As Brandon has rendered himself something of a non-entity, the camera captures him appropriately. He exists primarily in relief to the negative space around him – the oppressively white walls of his apartment, and the hazy views from his office windows – defined only in relation to absence. But when he moves along the city streets, as he does in a stunning tracking shot that follows Brandon while jogging, he becomes the negative space, a spectral shape cutting through the vibrancy of the world.

The sex in Shame is explicit, but not graphic. Scenes resemble pornography in form, but lack the juices; they are not pornography, but the pornographic image, highly posed and highly impersonal. There is one truly erotic moment in the film, when Brandon attempts to make love to Marianne, a woman he shares a genuine attraction with. Their foreplay is sticky with saliva, and there is a sensuousness to the way clothes are peeled off not found elsewhere. But the intimacy repels Brandon, and he retreats into a series of sexual encounters to purge himself of the discomforting feelings Marianne inspired in him. In one moment, mid thrust, Fassbender captures a look on his face that so exquisitely blends agony and ecstasy that they become one and the same.
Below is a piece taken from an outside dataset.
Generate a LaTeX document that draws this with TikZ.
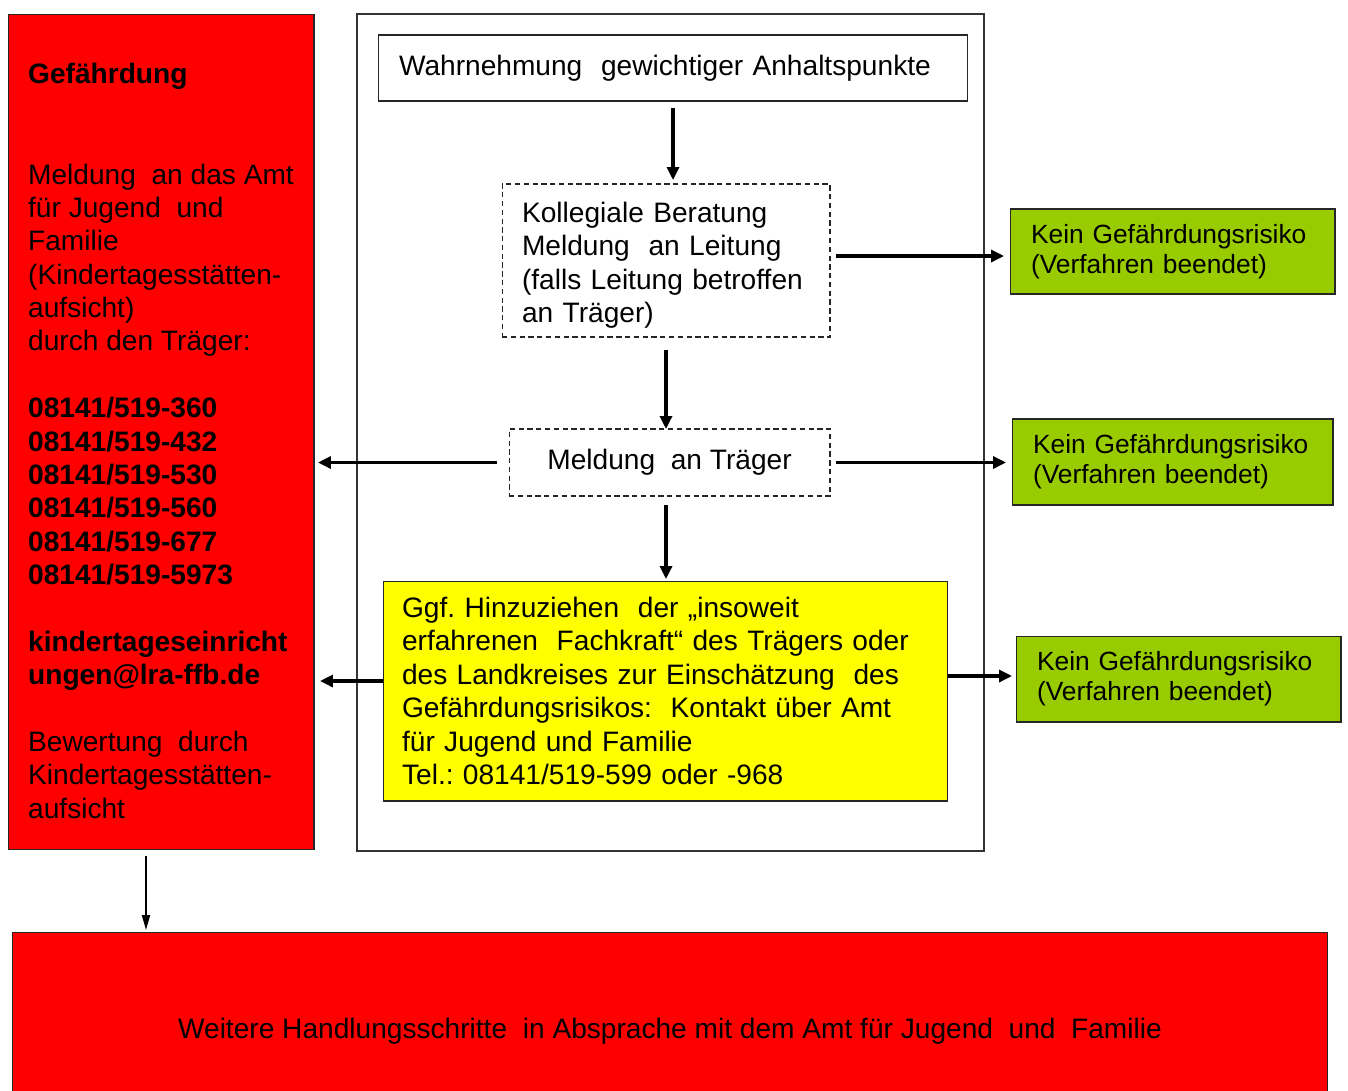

It is not until Brandon is covered in Sissy’s blood – the blood he shares with her – that he finds the possibility of healing. It is a bodily fluid he can not turn away from, and it covers him, clinging to his skin as he clings to her body. In the end, we are back on the subway car, reenacting the earlier seduction. But this time it is Brandon’s gaze that breaks, or rather it is broken by the last cut, in an act of immense cinematic compassion that allows the man the measure of dignity he could not find himself.